The marriage allowance permits certain couples, where neither pays tax at more than the basic rate, to transfer 10% of their personal allowance to their spouse or civil partner.
The basic rate of tax is 20%. In 2018/19 the band of income taxable at this rate is £34,500 so that the threshold at which the 40% band applies is £46,350 for those who are entitled to the full personal allowance. In 2019/20 the basic rate band increases to £37,500 so that the threshold at which the 40% band applies is £50,000 for those who are entitled to the full personal allowance.
Individuals pay tax at 45% on their income over £150,000.
The tax on income (other than savings and dividend income) is different for taxpayers who are resident in Scotland to taxpayers resident elsewhere in the UK. The Scottish income tax rates and bands apply to income such as employment income, self-employed trade profits and property income.
In 2018/19 and 2019/20 there are five income tax rates which range between 19% and 46%. Scottish taxpayers are entitled to the same personal allowance as individuals in the rest of the UK. The two higher rates are 41% and 46% rather than the 40% and 45% rates that apply to such income for other UK residents. For both 2018/19 and 2019/20, the threshold at which the 41% band applies is £43,430 for those who are entitled to the full personal allowance.
From April 2019, the Welsh Government has the right to vary the rates of income tax payable by Welsh taxpayers. The UK government has reduced each of the three rates of income tax paid by Welsh taxpayers by 10 pence. The Welsh Government has set the Welsh rate of income tax at 10 pence which will be added to the reduced rates. This means the tax payable by Welsh taxpayers continues to be the same as that payable by English and Northern Irish taxpayers.

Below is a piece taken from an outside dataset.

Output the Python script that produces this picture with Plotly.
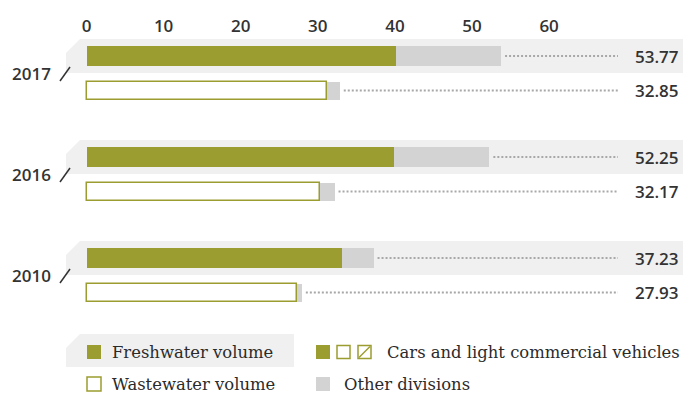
import plotly.graph_objects as go

# ---------------- data ----------------
years = ["2017", "2016", "2010"]
fresh_total = [53.77, 52.25, 37.23]
fresh_cars = [40.2, 39.9, 33.1]
waste_total = [32.85, 32.17, 27.93]
waste_cars = [31.15, 30.3, 27.3]
tick_vals = [0, 10, 20, 30, 40, 50, 60]

legend_left = ["Freshwater volume", "Wastewater volume"]
legend_right = ["Cars and light commercial vehicles", "Other divisions"]

# ---------------- style / layout ----------------
OLIVE = "#9c9d30"
GREY = "#d3d3d3"
BAND = "#f0f0f0"
TXT = "#333333"
DOT = "#a8a8a8"
W, H = 683, 394
TOP = 36
X0PX, PXU = 86.5, 7.71  # pixel of zero, pixels per unit


def px2x(p):
    return (p - X0PX) / PXU


FIRST_ROW = 56
GROUP_STEP = 101
WASTE_OFF = 34.5
fresh_y = [FIRST_ROW + GROUP_STEP * i for i in range(len(years))]
waste_y = [y + WASTE_OFF for y in fresh_y]

fig = go.Figure()

fig.add_trace(go.Bar(orientation="h", y=fresh_y, x=fresh_cars, base=[0] * 3, width=20,
                     marker=dict(color=OLIVE, line=dict(width=0)), hoverinfo="skip"))
fig.add_trace(go.Bar(orientation="h", y=fresh_y,
                     x=[t - c for t, c in zip(fresh_total, fresh_cars)], base=fresh_cars, width=20,
                     marker=dict(color=GREY, line=dict(width=0)), hoverinfo="skip"))
fig.add_trace(go.Bar(orientation="h", y=waste_y,
                     x=[t - c for t, c in zip(waste_total, waste_cars)], base=waste_cars, width=18,
                     marker=dict(color=GREY, line=dict(width=0)), hoverinfo="skip"))
fig.add_trace(go.Bar(orientation="h", y=waste_y, x=waste_cars, base=[0] * 3, width=18,
                     marker=dict(color="white", line=dict(color=OLIVE, width=1.5)), hoverinfo="skip"))

shapes = []
annotations = []


def band(x0p, x1p, y0, y1, cut=14):
    path = (f"M {px2x(x0p)},{y0 + cut} L {px2x(x0p + cut)},{y0} L {px2x(x1p)},{y0} "
            f"L {px2x(x1p)},{y1} L {px2x(x0p)},{y1} Z")
    return dict(type="path", path=path, xref="x", yref="y", fillcolor=BAND,
                line=dict(width=0), layer="below")


SANS = dict(family="Open Sans", size=17, color=TXT, weight=600)

for i, yr in enumerate(years):
    fy, wy = fresh_y[i], waste_y[i]
    shapes.append(band(66, W, fy - 17, fy + 17))
    # year label + slash
    annotations.append(dict(x=px2x(53), y=fy + 17, xref="x", yref="y", text=yr, showarrow=False,
                            xanchor="right", yanchor="middle", font=SANS))
    shapes.append(dict(type="line", xref="x", yref="y", x0=px2x(60), x1=px2x(70),
                       y0=fy + 25, y1=fy + 11, line=dict(color=TXT, width=1.5)))
    # dotted leaders
    for tot, yy in ((fresh_total[i], fy), (waste_total[i], wy)):
        shapes.append(dict(type="line", xref="x", yref="y", x0=tot + px2x(X0PX + 4), x1=px2x(618),
                           y0=yy, y1=yy, line=dict(color=DOT, width=2, dash="2px,2px")))
        annotations.append(dict(x=px2x(681), y=yy, xref="x", yref="y", text=f"{tot:.2f}",
                                showarrow=False, xanchor="right", yanchor="middle", font=SANS))

# ---------------- legend (drawn) ----------------
LY1, LY2 = 352, 384
shapes.append(band(66, 294, 334, 367))


def sq(xp, yc, fill, size=14, line=None):
    return dict(type="rect", xref="x", yref="y", x0=px2x(xp), x1=px2x(xp + size),
                y0=yc - size / 2, y1=yc + size / 2, fillcolor=fill,
                line=line if line else dict(width=0))


olive_line = dict(color=OLIVE, width=1.5)
shapes.append(sq(87, LY1, OLIVE))
shapes.append(sq(87, LY2, "white", line=olive_line))
shapes.append(sq(316, LY1, OLIVE))
shapes.append(sq(337, LY1, "white", size=13, line=olive_line))
shapes.append(sq(358, LY1, "white", size=13, line=olive_line))
shapes.append(dict(type="line", xref="x", yref="y", x0=px2x(359), x1=px2x(370),
                   y0=LY1 + 5.5, y1=LY1 - 5.5, line=dict(color=OLIVE, width=1.5)))
shapes.append(sq(316, LY2, GREY))

serif = dict(family="DejaVu Serif", size=16.4, color="#2b2b2b")
for txt, xp, yy in ((legend_left[0], 110, LY1 + 0.5), (legend_left[1], 110, LY2),
                    (legend_right[0], 385, LY1 + 0.5), (legend_right[1], 342, LY2)):
    annotations.append(dict(x=px2x(xp), y=yy, xref="x", yref="y", text=txt, showarrow=False,
                            xanchor="left", yanchor="middle", font=serif))

fig.update_layout(
    width=W, height=H,
    margin=dict(l=0, r=0, t=TOP, b=0),
    paper_bgcolor="white", plot_bgcolor="white",
    barmode="overlay", showlegend=False, bargap=0,
    shapes=shapes, annotations=annotations,
    xaxis=dict(range=[px2x(0), px2x(W)], side="top", tickvals=tick_vals,
               showgrid=False, zeroline=False, showline=False,
               ticks="", tickfont=SANS, fixedrange=True),
    yaxis=dict(range=[H, TOP], showgrid=False, zeroline=False, showline=False,
               showticklabels=False, fixedrange=True),
)

fig.write_html("out.html", config=dict(displayModeBar=False),
               post_script="document.body.style.margin='0';document.body.style.overflow='hidden';")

HMRC has won a legal case over a contractor loan scheme endorsed by Hyrax Resourcing Ltd. As a result, HMRC will now be able to collect more than £40 million in unpaid taxes.
The scheme in question was a disguised remuneration avoidance scheme, which paid users in loans, rather than salaries, to avoid paying income tax and national insurance contributions on earnings.
Hyrax Resourcing Ltd will now be required to disclose details of the tax avoidance scheme, including the names and addresses of 1,180 individuals who used it. Failure to provide the relevant information could result in Hyrax Resourcing Ltd becoming liable for substantial penalties.
Financial Secretary to the Treasury, Mel Stride MP, said:
‘HMRC is cracking down on the unscrupulous promoters who sell these highly contrived tax avoidance loan schemes.
‘Promoters need to take note of this decision and make sure they contact HMRC urgently about schemes they haven’t yet disclosed.’